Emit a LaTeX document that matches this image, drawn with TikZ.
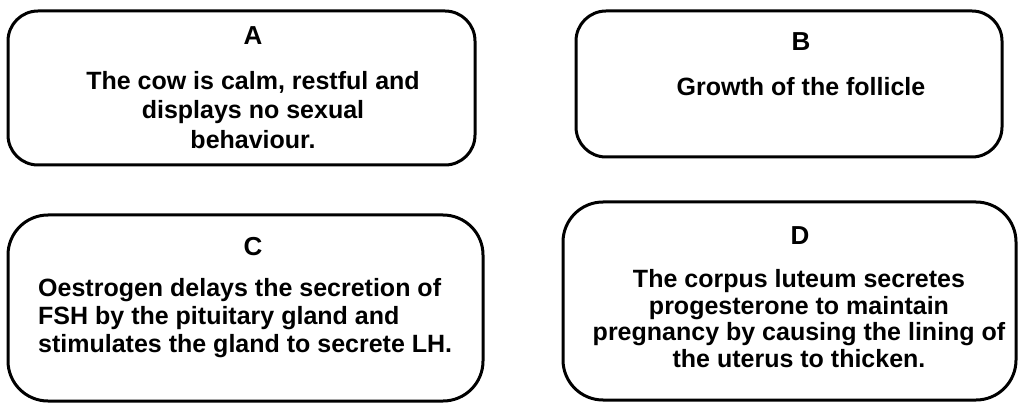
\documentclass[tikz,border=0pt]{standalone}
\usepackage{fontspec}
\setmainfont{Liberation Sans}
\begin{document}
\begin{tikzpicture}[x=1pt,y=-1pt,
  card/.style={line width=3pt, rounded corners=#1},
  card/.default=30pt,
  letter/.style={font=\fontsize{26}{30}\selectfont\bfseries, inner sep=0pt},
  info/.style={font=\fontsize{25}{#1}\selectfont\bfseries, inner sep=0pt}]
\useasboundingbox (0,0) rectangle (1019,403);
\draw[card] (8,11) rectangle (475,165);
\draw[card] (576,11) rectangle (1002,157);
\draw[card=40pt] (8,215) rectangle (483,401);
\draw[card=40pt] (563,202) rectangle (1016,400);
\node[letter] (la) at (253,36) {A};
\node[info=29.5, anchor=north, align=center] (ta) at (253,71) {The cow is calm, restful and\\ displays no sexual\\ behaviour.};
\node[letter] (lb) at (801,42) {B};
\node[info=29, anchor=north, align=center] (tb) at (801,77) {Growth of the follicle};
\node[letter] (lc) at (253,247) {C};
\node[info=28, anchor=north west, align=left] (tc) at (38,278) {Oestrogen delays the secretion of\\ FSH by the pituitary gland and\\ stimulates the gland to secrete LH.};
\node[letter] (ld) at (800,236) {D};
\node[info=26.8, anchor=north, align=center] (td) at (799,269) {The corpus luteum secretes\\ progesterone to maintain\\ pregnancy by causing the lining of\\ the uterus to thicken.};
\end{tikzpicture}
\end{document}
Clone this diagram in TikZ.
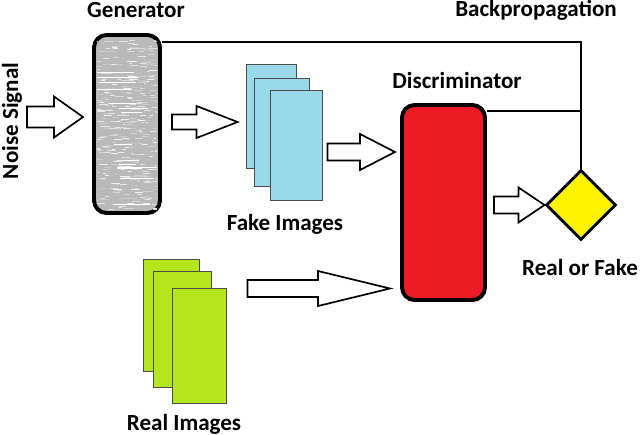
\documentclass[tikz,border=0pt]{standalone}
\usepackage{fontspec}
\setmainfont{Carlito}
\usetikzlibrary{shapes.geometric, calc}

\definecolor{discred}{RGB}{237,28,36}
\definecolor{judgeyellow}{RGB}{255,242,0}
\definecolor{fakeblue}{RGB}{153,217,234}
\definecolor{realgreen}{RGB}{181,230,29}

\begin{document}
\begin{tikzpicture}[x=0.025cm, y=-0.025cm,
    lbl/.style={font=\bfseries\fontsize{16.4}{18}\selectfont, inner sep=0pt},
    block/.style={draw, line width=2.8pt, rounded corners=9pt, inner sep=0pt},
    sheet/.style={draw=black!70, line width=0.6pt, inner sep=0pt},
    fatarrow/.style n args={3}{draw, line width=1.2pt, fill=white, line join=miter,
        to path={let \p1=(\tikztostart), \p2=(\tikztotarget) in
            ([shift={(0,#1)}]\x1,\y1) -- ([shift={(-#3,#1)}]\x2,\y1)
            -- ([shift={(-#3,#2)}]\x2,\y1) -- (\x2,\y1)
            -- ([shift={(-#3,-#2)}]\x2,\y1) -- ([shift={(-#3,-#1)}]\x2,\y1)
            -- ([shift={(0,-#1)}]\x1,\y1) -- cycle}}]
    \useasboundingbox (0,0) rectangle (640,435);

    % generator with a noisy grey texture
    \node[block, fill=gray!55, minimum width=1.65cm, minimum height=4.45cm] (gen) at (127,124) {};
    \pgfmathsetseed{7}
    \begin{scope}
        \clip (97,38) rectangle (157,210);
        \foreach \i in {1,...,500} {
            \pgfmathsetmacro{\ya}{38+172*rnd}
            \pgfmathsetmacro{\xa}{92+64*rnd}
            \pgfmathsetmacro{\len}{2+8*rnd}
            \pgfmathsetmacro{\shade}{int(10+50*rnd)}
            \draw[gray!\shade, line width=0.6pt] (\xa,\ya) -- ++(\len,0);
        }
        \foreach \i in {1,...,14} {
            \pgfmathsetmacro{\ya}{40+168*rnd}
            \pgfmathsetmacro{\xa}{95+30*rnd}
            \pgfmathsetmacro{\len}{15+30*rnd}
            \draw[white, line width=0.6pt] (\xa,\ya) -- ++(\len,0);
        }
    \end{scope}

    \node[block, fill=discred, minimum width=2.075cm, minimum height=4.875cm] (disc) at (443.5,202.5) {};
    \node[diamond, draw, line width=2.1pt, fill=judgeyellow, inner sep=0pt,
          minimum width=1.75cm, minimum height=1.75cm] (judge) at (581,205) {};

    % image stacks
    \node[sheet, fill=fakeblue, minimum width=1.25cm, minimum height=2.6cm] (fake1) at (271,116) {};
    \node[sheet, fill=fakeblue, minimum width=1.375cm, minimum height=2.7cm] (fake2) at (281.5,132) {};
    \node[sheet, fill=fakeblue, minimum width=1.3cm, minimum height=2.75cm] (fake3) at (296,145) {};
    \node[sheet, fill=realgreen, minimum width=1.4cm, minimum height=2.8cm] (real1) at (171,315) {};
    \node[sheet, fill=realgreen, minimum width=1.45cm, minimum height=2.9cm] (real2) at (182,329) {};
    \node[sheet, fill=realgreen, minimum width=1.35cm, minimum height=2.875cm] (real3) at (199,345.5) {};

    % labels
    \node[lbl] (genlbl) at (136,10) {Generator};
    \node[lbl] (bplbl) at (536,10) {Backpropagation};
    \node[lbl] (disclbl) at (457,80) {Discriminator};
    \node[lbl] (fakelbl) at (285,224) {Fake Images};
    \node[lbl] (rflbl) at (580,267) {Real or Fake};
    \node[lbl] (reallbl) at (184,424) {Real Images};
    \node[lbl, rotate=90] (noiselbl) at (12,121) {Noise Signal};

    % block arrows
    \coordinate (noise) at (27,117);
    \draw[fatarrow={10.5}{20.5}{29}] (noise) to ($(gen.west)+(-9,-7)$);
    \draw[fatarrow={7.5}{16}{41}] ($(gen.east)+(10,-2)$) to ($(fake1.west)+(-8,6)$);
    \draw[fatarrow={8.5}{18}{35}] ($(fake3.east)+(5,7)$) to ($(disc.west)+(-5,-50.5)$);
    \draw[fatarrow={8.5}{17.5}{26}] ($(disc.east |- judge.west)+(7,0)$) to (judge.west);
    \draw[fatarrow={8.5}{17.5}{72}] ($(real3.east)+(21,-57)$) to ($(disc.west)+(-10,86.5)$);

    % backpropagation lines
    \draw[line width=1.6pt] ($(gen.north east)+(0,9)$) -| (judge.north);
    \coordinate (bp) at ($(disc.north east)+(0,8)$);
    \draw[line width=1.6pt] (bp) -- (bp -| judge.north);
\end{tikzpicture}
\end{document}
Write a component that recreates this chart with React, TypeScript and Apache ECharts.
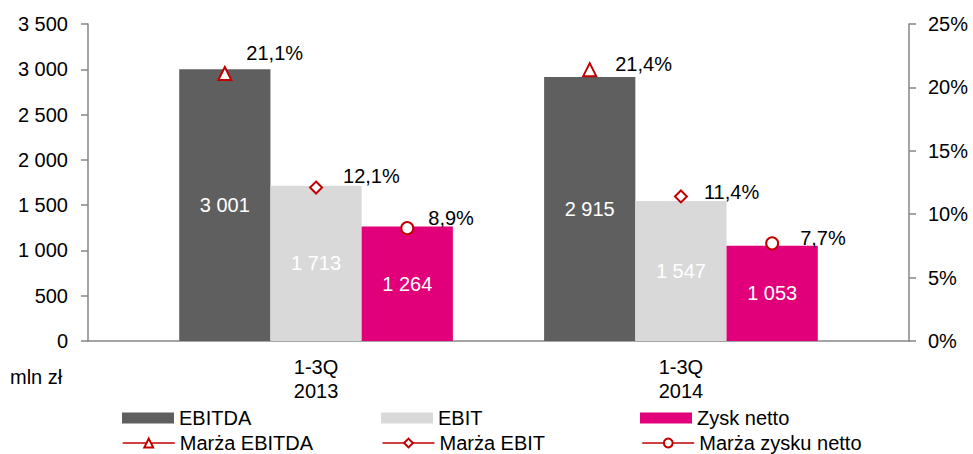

★ ★ ★ ★ ★ ★ ★

Write out the listing word for word, omitting the pictures it holds.

Emit a LaTeX document that matches this image, drawn with TikZ.
\documentclass[tikz,border=0pt]{standalone}
\usepackage{fontspec}
\setmainfont{Liberation Sans}
\begin{document}
\begin{tikzpicture}[x=1pt,y=-1pt,
  card/.style={line width=3pt, rounded corners=#1},
  card/.default=30pt,
  letter/.style={font=\fontsize{26}{30}\selectfont\bfseries, inner sep=0pt},
  info/.style={font=\fontsize{25}{#1}\selectfont\bfseries, inner sep=0pt}]
\useasboundingbox (0,0) rectangle (1019,403);
\draw[card] (8,11) rectangle (475,165);
\draw[card] (576,11) rectangle (1002,157);
\draw[card=40pt] (8,215) rectangle (483,401);
\draw[card=40pt] (563,202) rectangle (1016,400);
\node[letter] (la) at (253,36) {A};
\node[info=29.5, anchor=north, align=center] (ta) at (253,71) {The cow is calm, restful and\\ displays no sexual\\ behaviour.};
\node[letter] (lb) at (801,42) {B};
\node[info=29, anchor=north, align=center] (tb) at (801,77) {Growth of the follicle};
\node[letter] (lc) at (253,247) {C};
\node[info=28, anchor=north west, align=left] (tc) at (38,278) {Oestrogen delays the secretion of\\ FSH by the pituitary gland and\\ stimulates the gland to secrete LH.};
\node[letter] (ld) at (800,236) {D};
\node[info=26.8, anchor=north, align=center] (td) at (799,269) {The corpus luteum secretes\\ progesterone to maintain\\ pregnancy by causing the lining of\\ the uterus to thicken.};
\end{tikzpicture}
\end{document}
Clone this diagram in TikZ.
\documentclass[tikz,border=0pt]{standalone}
\usepackage{fontspec}
\setmainfont{Carlito}
\usetikzlibrary{shapes.geometric, calc}

\definecolor{discred}{RGB}{237,28,36}
\definecolor{judgeyellow}{RGB}{255,242,0}
\definecolor{fakeblue}{RGB}{153,217,234}
\definecolor{realgreen}{RGB}{181,230,29}

\begin{document}
\begin{tikzpicture}[x=0.025cm, y=-0.025cm,
    lbl/.style={font=\bfseries\fontsize{16.4}{18}\selectfont, inner sep=0pt},
    block/.style={draw, line width=2.8pt, rounded corners=9pt, inner sep=0pt},
    sheet/.style={draw=black!70, line width=0.6pt, inner sep=0pt},
    fatarrow/.style n args={3}{draw, line width=1.2pt, fill=white, line join=miter,
        to path={let \p1=(\tikztostart), \p2=(\tikztotarget) in
            ([shift={(0,#1)}]\x1,\y1) -- ([shift={(-#3,#1)}]\x2,\y1)
            -- ([shift={(-#3,#2)}]\x2,\y1) -- (\x2,\y1)
            -- ([shift={(-#3,-#2)}]\x2,\y1) -- ([shift={(-#3,-#1)}]\x2,\y1)
            -- ([shift={(0,-#1)}]\x1,\y1) -- cycle}}]
    \useasboundingbox (0,0) rectangle (640,435);

    % generator with a noisy grey texture
    \node[block, fill=gray!55, minimum width=1.65cm, minimum height=4.45cm] (gen) at (127,124) {};
    \pgfmathsetseed{7}
    \begin{scope}
        \clip (97,38) rectangle (157,210);
        \foreach \i in {1,...,500} {
            \pgfmathsetmacro{\ya}{38+172*rnd}
            \pgfmathsetmacro{\xa}{92+64*rnd}
            \pgfmathsetmacro{\len}{2+8*rnd}
            \pgfmathsetmacro{\shade}{int(10+50*rnd)}
            \draw[gray!\shade, line width=0.6pt] (\xa,\ya) -- ++(\len,0);
        }
        \foreach \i in {1,...,14} {
            \pgfmathsetmacro{\ya}{40+168*rnd}
            \pgfmathsetmacro{\xa}{95+30*rnd}
            \pgfmathsetmacro{\len}{15+30*rnd}
            \draw[white, line width=0.6pt] (\xa,\ya) -- ++(\len,0);
        }
    \end{scope}

    \node[block, fill=discred, minimum width=2.075cm, minimum height=4.875cm] (disc) at (443.5,202.5) {};
    \node[diamond, draw, line width=2.1pt, fill=judgeyellow, inner sep=0pt,
          minimum width=1.75cm, minimum height=1.75cm] (judge) at (581,205) {};

    % image stacks
    \node[sheet, fill=fakeblue, minimum width=1.25cm, minimum height=2.6cm] (fake1) at (271,116) {};
    \node[sheet, fill=fakeblue, minimum width=1.375cm, minimum height=2.7cm] (fake2) at (281.5,132) {};
    \node[sheet, fill=fakeblue, minimum width=1.3cm, minimum height=2.75cm] (fake3) at (296,145) {};
    \node[sheet, fill=realgreen, minimum width=1.4cm, minimum height=2.8cm] (real1) at (171,315) {};
    \node[sheet, fill=realgreen, minimum width=1.45cm, minimum height=2.9cm] (real2) at (182,329) {};
    \node[sheet, fill=realgreen, minimum width=1.35cm, minimum height=2.875cm] (real3) at (199,345.5) {};

    % labels
    \node[lbl] (genlbl) at (136,10) {Generator};
    \node[lbl] (bplbl) at (536,10) {Backpropagation};
    \node[lbl] (disclbl) at (457,80) {Discriminator};
    \node[lbl] (fakelbl) at (285,224) {Fake Images};
    \node[lbl] (rflbl) at (580,267) {Real or Fake};
    \node[lbl] (reallbl) at (184,424) {Real Images};
    \node[lbl, rotate=90] (noiselbl) at (12,121) {Noise Signal};

    % block arrows
    \coordinate (noise) at (27,117);
    \draw[fatarrow={10.5}{20.5}{29}] (noise) to ($(gen.west)+(-9,-7)$);
    \draw[fatarrow={7.5}{16}{41}] ($(gen.east)+(10,-2)$) to ($(fake1.west)+(-8,6)$);
    \draw[fatarrow={8.5}{18}{35}] ($(fake3.east)+(5,7)$) to ($(disc.west)+(-5,-50.5)$);
    \draw[fatarrow={8.5}{17.5}{26}] ($(disc.east |- judge.west)+(7,0)$) to (judge.west);
    \draw[fatarrow={8.5}{17.5}{72}] ($(real3.east)+(21,-57)$) to ($(disc.west)+(-10,86.5)$);

    % backpropagation lines
    \draw[line width=1.6pt] ($(gen.north east)+(0,9)$) -| (judge.north);
    \coordinate (bp) at ($(disc.north east)+(0,8)$);
    \draw[line width=1.6pt] (bp) -- (bp -| judge.north);
\end{tikzpicture}
\end{document}
Write a component that recreates this chart with React, TypeScript and Apache ECharts.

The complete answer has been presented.